**Short exercise**
Take the lines of the data below from the very first through the line containing "1.008, 0.975, 0.978];" and output them exactly, pictures excluded.

**Dataset content**
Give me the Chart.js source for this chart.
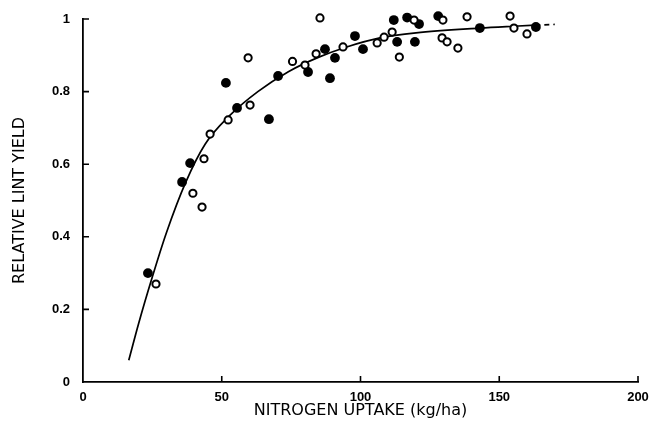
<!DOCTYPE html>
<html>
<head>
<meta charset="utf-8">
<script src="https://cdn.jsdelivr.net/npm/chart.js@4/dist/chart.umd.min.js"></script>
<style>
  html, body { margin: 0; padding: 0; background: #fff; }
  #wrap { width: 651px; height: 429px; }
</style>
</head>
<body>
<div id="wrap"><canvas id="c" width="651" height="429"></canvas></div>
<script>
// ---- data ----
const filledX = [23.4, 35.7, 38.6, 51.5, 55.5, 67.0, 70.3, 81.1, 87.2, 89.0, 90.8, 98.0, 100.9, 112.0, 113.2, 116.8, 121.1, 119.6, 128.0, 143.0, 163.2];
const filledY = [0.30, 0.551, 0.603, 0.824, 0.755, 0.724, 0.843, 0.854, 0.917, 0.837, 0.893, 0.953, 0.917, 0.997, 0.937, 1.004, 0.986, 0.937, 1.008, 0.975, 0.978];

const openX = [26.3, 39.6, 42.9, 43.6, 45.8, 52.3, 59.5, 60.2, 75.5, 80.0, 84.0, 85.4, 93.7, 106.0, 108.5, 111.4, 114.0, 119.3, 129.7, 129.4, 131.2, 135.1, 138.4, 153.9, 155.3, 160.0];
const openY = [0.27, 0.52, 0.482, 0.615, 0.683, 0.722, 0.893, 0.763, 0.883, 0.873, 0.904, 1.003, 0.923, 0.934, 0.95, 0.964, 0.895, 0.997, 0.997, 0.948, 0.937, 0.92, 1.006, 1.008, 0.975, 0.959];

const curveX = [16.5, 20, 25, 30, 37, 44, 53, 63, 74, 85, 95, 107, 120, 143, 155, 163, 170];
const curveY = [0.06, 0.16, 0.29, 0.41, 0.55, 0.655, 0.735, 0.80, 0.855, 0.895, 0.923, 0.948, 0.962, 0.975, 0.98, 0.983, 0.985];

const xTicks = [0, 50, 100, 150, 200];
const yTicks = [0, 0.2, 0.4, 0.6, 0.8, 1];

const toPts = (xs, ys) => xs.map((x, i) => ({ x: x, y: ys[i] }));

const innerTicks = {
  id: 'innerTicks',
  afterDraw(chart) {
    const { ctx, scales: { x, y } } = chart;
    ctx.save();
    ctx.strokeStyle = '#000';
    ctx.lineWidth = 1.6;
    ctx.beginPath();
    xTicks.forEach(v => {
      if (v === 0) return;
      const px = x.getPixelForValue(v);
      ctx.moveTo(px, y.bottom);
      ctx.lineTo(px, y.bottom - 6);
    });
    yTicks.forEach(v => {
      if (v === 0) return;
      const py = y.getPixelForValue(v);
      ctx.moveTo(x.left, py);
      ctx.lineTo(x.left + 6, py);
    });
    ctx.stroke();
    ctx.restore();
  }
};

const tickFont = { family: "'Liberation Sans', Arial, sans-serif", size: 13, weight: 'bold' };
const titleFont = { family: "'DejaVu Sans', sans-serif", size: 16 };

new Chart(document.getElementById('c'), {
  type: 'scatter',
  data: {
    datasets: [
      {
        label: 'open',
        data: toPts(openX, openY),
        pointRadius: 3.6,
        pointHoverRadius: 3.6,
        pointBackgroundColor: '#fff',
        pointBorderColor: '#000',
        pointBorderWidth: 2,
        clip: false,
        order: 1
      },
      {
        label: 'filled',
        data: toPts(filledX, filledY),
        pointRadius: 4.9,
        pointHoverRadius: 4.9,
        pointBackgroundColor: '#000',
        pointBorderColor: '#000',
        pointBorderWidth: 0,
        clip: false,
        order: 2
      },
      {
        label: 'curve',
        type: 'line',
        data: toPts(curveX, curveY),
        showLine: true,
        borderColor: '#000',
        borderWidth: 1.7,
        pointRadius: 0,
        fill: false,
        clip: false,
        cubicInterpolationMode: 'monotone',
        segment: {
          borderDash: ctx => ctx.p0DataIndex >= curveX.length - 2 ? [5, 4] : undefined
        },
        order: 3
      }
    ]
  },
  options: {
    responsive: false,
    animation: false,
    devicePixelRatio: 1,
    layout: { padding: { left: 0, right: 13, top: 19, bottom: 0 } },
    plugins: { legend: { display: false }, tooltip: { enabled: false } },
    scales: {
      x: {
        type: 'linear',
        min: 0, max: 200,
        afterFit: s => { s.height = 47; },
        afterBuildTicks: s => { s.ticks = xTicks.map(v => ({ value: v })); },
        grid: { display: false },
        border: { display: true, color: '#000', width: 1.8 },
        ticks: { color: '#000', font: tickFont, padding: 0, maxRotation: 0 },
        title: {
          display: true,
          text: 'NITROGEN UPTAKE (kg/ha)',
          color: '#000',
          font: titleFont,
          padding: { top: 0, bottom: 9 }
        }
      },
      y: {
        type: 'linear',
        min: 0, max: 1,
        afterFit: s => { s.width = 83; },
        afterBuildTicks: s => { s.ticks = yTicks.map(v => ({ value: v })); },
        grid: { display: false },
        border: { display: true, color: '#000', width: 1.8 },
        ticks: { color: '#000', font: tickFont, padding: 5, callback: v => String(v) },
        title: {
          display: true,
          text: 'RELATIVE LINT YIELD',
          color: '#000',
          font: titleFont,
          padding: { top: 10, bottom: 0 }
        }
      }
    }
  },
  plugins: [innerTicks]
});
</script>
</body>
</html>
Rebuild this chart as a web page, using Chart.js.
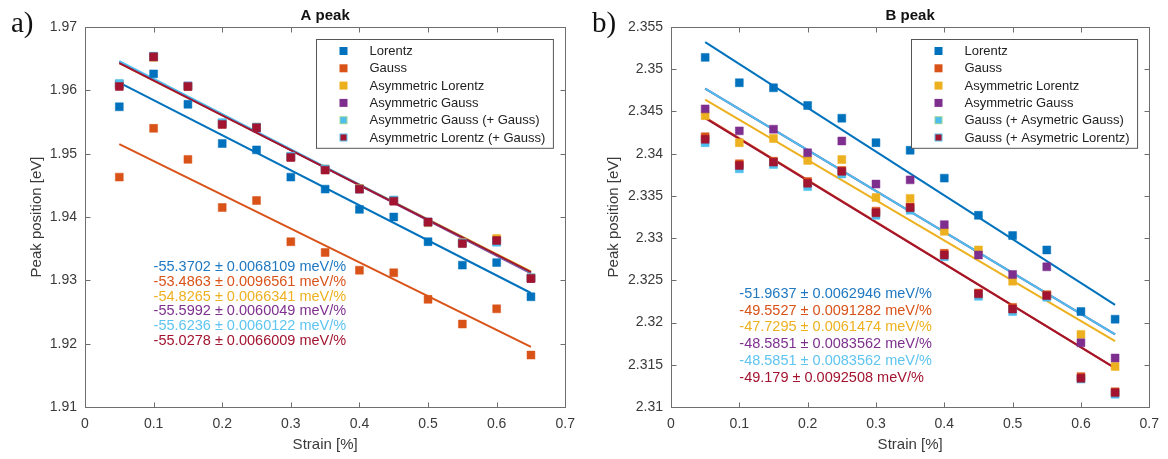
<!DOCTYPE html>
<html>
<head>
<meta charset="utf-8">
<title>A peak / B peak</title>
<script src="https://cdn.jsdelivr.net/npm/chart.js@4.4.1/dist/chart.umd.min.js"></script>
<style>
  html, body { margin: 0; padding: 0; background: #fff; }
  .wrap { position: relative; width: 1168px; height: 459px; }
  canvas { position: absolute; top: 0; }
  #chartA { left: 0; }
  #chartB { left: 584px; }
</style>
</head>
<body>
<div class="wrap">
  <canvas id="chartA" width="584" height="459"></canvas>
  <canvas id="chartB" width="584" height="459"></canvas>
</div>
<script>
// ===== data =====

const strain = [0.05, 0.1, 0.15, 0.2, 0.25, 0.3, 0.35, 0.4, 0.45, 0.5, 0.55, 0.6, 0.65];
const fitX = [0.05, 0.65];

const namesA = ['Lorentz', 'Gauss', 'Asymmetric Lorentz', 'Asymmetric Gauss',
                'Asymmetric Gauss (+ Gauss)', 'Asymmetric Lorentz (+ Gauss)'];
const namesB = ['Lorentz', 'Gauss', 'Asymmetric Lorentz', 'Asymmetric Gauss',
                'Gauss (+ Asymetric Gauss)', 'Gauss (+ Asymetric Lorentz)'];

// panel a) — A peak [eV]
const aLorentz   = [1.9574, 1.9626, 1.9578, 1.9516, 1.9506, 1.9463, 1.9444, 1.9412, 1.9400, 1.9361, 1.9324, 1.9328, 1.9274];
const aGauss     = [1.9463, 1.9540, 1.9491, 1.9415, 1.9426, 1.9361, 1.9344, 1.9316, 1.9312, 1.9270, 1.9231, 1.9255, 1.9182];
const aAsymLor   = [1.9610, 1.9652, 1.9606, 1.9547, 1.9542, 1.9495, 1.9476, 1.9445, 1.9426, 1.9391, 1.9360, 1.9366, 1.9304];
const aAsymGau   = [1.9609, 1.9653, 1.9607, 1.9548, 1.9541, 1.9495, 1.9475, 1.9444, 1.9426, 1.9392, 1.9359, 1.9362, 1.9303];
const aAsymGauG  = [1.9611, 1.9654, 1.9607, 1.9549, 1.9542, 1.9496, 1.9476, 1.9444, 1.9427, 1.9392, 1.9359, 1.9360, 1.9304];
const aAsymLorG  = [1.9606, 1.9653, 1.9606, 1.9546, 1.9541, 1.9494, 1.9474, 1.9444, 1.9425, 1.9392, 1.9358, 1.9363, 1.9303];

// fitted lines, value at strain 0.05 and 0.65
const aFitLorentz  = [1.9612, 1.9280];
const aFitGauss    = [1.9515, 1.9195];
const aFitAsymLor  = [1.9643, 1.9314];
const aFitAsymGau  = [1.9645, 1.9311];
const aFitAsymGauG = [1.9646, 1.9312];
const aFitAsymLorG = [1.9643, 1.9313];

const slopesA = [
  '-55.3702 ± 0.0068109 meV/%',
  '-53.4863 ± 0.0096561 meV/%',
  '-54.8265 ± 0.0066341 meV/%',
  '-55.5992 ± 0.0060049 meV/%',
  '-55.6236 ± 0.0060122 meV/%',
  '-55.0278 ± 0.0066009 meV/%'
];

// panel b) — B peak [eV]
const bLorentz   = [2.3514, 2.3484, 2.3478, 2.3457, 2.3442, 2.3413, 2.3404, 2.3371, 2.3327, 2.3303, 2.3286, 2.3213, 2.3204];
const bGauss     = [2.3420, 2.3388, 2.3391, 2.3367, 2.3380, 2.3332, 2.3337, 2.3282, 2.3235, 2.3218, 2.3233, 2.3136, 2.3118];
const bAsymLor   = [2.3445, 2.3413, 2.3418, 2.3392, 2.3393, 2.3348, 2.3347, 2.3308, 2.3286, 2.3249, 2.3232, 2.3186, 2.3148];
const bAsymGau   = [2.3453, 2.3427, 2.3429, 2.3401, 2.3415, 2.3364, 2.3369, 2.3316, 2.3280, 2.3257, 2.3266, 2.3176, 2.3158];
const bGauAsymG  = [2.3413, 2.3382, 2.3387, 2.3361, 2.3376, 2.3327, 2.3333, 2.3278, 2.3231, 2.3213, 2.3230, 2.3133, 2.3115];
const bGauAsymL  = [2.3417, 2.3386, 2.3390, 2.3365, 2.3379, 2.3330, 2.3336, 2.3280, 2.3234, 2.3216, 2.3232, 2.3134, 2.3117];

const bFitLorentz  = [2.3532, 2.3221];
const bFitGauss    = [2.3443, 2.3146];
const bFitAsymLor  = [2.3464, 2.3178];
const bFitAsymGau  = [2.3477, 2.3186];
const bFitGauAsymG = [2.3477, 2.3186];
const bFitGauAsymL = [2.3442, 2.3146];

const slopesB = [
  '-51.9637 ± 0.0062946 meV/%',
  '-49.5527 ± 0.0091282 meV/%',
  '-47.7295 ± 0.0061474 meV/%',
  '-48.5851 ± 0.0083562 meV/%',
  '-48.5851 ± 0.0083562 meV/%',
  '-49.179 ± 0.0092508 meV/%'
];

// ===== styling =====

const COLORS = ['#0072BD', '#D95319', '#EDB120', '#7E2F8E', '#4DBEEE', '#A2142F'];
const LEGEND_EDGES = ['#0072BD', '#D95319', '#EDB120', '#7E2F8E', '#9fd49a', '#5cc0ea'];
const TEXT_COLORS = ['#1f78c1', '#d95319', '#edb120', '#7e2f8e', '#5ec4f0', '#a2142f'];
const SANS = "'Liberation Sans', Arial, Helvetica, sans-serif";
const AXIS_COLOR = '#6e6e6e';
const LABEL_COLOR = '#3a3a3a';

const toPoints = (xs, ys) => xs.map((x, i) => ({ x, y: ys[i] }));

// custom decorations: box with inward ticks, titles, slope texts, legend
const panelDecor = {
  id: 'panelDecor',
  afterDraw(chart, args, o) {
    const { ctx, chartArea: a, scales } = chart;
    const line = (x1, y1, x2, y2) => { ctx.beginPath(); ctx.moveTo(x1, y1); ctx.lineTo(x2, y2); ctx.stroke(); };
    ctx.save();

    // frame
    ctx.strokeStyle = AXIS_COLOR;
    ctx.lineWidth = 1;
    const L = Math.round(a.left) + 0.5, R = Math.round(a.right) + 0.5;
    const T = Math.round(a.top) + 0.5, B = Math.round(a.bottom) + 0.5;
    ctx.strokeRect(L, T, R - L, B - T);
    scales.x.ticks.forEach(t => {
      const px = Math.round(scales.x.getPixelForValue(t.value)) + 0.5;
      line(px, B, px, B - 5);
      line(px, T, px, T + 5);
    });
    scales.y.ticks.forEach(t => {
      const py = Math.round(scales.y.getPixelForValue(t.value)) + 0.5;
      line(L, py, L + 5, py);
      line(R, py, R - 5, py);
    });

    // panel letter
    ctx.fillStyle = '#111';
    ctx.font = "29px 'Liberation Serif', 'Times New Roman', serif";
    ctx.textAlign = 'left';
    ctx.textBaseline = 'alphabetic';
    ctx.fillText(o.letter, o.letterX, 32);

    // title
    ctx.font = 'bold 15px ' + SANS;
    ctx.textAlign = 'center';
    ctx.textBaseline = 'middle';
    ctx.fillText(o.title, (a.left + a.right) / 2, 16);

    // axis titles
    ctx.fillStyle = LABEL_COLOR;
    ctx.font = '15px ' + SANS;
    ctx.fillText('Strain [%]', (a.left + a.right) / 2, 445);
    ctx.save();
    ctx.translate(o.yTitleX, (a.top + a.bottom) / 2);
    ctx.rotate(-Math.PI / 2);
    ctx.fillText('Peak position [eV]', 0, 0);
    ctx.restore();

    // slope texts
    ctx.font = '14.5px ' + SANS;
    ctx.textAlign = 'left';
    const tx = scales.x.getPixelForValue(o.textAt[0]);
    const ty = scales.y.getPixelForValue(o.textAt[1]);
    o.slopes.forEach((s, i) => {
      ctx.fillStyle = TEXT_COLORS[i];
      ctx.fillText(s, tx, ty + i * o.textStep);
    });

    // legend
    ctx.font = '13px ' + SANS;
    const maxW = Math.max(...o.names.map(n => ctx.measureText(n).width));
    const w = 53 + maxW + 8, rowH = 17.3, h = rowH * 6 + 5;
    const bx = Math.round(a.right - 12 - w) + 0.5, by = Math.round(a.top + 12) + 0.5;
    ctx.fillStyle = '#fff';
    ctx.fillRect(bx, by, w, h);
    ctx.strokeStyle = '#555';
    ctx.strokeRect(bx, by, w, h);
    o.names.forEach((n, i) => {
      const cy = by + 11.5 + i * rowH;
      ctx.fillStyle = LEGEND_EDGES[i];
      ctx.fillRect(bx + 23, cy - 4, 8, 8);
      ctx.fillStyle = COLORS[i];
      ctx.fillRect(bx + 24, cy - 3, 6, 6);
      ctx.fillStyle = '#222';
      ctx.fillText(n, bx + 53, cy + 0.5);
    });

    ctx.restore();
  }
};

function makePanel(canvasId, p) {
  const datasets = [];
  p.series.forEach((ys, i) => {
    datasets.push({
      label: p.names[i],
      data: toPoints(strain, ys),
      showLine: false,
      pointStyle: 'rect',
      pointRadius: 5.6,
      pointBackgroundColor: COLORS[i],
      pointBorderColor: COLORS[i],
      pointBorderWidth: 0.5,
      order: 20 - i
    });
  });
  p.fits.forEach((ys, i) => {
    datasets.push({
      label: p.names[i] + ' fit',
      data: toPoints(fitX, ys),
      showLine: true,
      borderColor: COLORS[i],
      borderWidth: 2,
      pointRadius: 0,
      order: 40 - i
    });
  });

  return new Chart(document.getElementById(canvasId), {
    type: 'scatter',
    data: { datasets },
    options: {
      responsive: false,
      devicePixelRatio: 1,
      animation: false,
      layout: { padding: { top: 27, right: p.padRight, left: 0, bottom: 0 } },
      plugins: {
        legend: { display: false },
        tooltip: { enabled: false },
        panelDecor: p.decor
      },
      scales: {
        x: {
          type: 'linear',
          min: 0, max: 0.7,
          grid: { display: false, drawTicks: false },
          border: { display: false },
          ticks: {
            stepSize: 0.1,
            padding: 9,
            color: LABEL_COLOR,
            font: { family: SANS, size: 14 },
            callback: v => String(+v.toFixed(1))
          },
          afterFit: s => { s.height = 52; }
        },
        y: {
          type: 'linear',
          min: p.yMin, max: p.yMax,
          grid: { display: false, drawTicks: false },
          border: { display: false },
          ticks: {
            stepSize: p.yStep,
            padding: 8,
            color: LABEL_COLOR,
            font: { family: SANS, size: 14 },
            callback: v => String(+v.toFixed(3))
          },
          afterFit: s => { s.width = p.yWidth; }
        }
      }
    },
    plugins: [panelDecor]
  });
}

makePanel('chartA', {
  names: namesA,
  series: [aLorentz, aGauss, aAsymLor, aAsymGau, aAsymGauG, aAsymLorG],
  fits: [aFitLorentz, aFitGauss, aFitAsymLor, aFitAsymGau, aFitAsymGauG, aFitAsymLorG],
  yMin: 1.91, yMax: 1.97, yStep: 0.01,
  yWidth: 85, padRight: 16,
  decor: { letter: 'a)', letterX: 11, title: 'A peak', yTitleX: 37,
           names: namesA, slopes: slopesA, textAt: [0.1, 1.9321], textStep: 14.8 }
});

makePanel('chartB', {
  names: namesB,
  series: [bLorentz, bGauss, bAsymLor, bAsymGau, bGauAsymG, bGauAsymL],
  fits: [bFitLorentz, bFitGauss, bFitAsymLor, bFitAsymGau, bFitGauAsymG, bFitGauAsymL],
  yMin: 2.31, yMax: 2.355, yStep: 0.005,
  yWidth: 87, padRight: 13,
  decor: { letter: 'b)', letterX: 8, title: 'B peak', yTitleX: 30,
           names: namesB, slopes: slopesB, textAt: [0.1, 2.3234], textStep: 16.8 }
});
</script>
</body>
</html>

**Complete answer**
Give me the Chart.js source for this chart.
<!DOCTYPE html>
<html>
<head>
<meta charset="utf-8">
<script src="https://cdn.jsdelivr.net/npm/chart.js@4/dist/chart.umd.min.js"></script>
<style>
  html, body { margin: 0; padding: 0; background: #fff; }
  #wrap { width: 651px; height: 429px; }
</style>
</head>
<body>
<div id="wrap"><canvas id="c" width="651" height="429"></canvas></div>
<script>
// ---- data ----
const filledX = [23.4, 35.7, 38.6, 51.5, 55.5, 67.0, 70.3, 81.1, 87.2, 89.0, 90.8, 98.0, 100.9, 112.0, 113.2, 116.8, 121.1, 119.6, 128.0, 143.0, 163.2];
const filledY = [0.30, 0.551, 0.603, 0.824, 0.755, 0.724, 0.843, 0.854, 0.917, 0.837, 0.893, 0.953, 0.917, 0.997, 0.937, 1.004, 0.986, 0.937, 1.008, 0.975, 0.978];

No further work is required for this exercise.